US Chess guide
US Chess Rating System
The US Chess Federation operates the largest national chess rating system in the world, maintaining ratings for hundreds of thousands of active tournament players across regular, quick, and blitz time controls. While US Chess ratings share Elo-based principles with FIDE, the federation applies distinct rules around rating floors, provisional status, bonus points, and update timing that produce meaningfully different behavior. This guide explains the US Chess system so you can accurately interpret your national rating. For a side-by-side view of the differences, see Compare FIDE and US Chess.
Rating Floors: Permanent Downside Protection
One of the most distinctive features of the US Chess system is permanent rating floors. Once your rating reaches certain milestones, it can never drop below a corresponding floor value. For example, once you reach 1200, your floor may be set at 1100. This means even a catastrophic losing streak cannot push your published rating below that minimum. If you want to test the idea with real inputs, try the Estimate initial and provisional ratings.
Floors create a fundamentally different psychological experience compared to FIDE, where no such protection exists. US Chess players can take risks in tournaments knowing their worst-case downside is bounded. This encourages participation and experimentation, particularly among developing players who might otherwise avoid strong competition.

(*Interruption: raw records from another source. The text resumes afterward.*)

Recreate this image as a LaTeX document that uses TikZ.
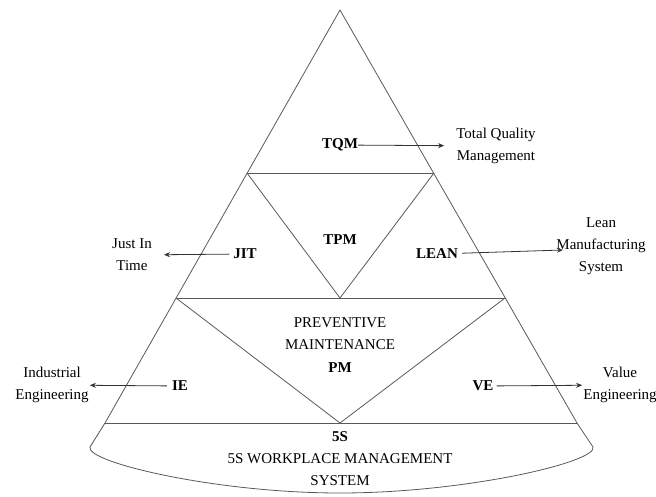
\documentclass[tikz,border=0pt]{standalone}
\usepackage{fontspec}
\setmainfont{Liberation Serif}
\usetikzlibrary{arrows.meta}

\begin{document}
\begin{tikzpicture}[x=1pt,y=-1pt]
        \tikzset{every node/.style={font=\fontsize{15}{22}\selectfont,align=center,inner sep=1pt},
            abbr/.style={font=\fontsize{15}{22}\selectfont\bfseries,inner sep=0pt},
            part/.style={draw=black!65,line width=0.8pt,line join=round},
            link/.style={draw=black!80,line width=0.8pt,-{Stealth[length=6pt,width=5pt]}}}
        \useasboundingbox (0,0) rectangle (656,497);
        \coordinate (apex) at (340,10);
        \coordinate (a1) at (247,173);
        \coordinate (a2) at (434,173);
        \coordinate (b1) at (176,298);
        \coordinate (b2) at (505,298);
        \coordinate (bm) at (340,298);
        \coordinate (c1) at (105,423);
        \coordinate (c2) at (577,423);
        \coordinate (cm) at (340,423);
        \coordinate (d1) at (90,447);
        \coordinate (d2) at (593,447);
        \draw[part] (apex) -- (c1) -- (d1)
            .. controls (85,462) and (215,493) .. (340,493)
            .. controls (465,493) and (598,462) .. (d2) -- (c2) -- cycle;
        \draw[part] (a1) -- (a2) (b1) -- (b2) (c1) -- (c2);
        \draw[part] (a1) -- (bm) -- (a2);
        \draw[part] (b1) -- (cm) -- (b2);
        \node[abbr] (tqm) at (340,145) {TQM};
        \node (tqmtext) at (496,146) {Total Quality\\Management};
        \node[abbr] (tpm) at (340,240) {TPM};
        \node[abbr] (jit) at (245,254) {JIT};
        \node (jittext) at (132,255) {Just In\\Time};
        \node[abbr] (lean) at (437,254) {LEAN};
        \node (leantext) at (601,246) {Lean\\Manufacturing\\System};
        \node (pm) at (340,334) {PREVENTIVE\\MAINTENANCE};
        \node[abbr] (pmabbr) at (340,368) {PM};
        \node[abbr] (ie) at (180,386) {IE};
        \node (ietext) at (52,385) {Industrial\\Engineering};
        \node[abbr] (ve) at (483,386) {VE};
        \node (vetext) at (620,385) {Value\\Engineering};
        \node[abbr] (fives) at (340,437) {5S};
        \node (fivestext) at (340,470) {5S WORKPLACE MANAGEMENT\\SYSTEM};
        \draw[link,shorten >=11pt] (tqm) -- (tqmtext);
        \draw[link,shorten <=4pt,shorten >=11pt] (jit) -- (jittext);
        \draw[link,shorten <=4pt] (lean) -- ([xshift=-38pt,yshift=-4pt]leantext.center);
        \draw[link,shorten <=5pt] (ie) -- (ietext);
        \draw[link,shorten <=3pt] (ve) -- (vetext);
\end{tikzpicture}
\end{document}
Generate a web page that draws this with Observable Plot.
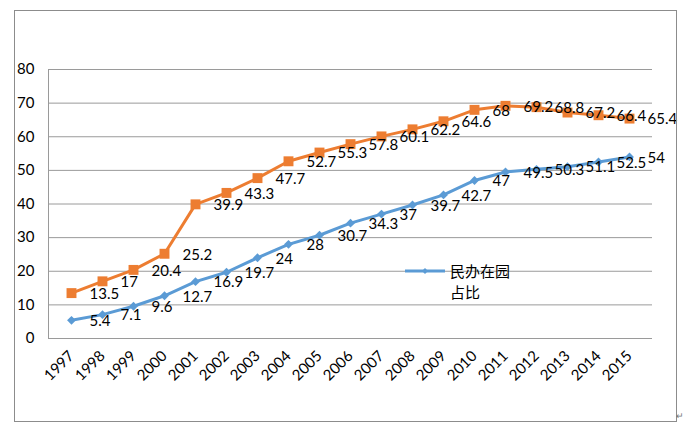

Provisional vs Established Ratings
US Chess treats players with fewer than 25 rated games as 'provisional.' Provisional ratings use a different update formula that is more responsive to new information, allowing rapid convergence toward a player's true strength. After 25 games, the rating transitions to 'established' status with a more conservative update mechanism.
This transition can feel jarring. A player who gained 50 points per strong tournament during their provisional phase may suddenly see gains cut to 15 points per event under the established formula. Understanding this transition prevents the common misconception that improvement has stalled when the real change is mathematical, not competitive.
Why US Chess Ratings Differ from FIDE
- Different player pool: US Chess rates a much larger and more diverse domestic population than FIDE's international focus.
- Rating floors: US Chess provides permanent downside protection that FIDE does not offer.
- Bonus points: US Chess awards additional bonus points to players who significantly outperform expectations in tournaments.
- Multiple time controls: US Chess maintains separate ratings for regular, quick, and blitz chess from the same events.
- Update frequency: US Chess processes ratings on a per-event basis rather than on monthly publication cycles.
Interpreting Your US Chess Rating Correctly
Your US Chess rating is an estimate of your strength within the US domestic tournament ecosystem. It should not be directly compared to your FIDE rating, your Chess.com rating, or your Lichess rating, because each system measures performance against a different population under different rules.
A player rated 1800 US Chess and 1700 FIDE is not experiencing an error — they are seeing the natural result of being rated in two different environments with different participants, different floor rules, and different update mechanics.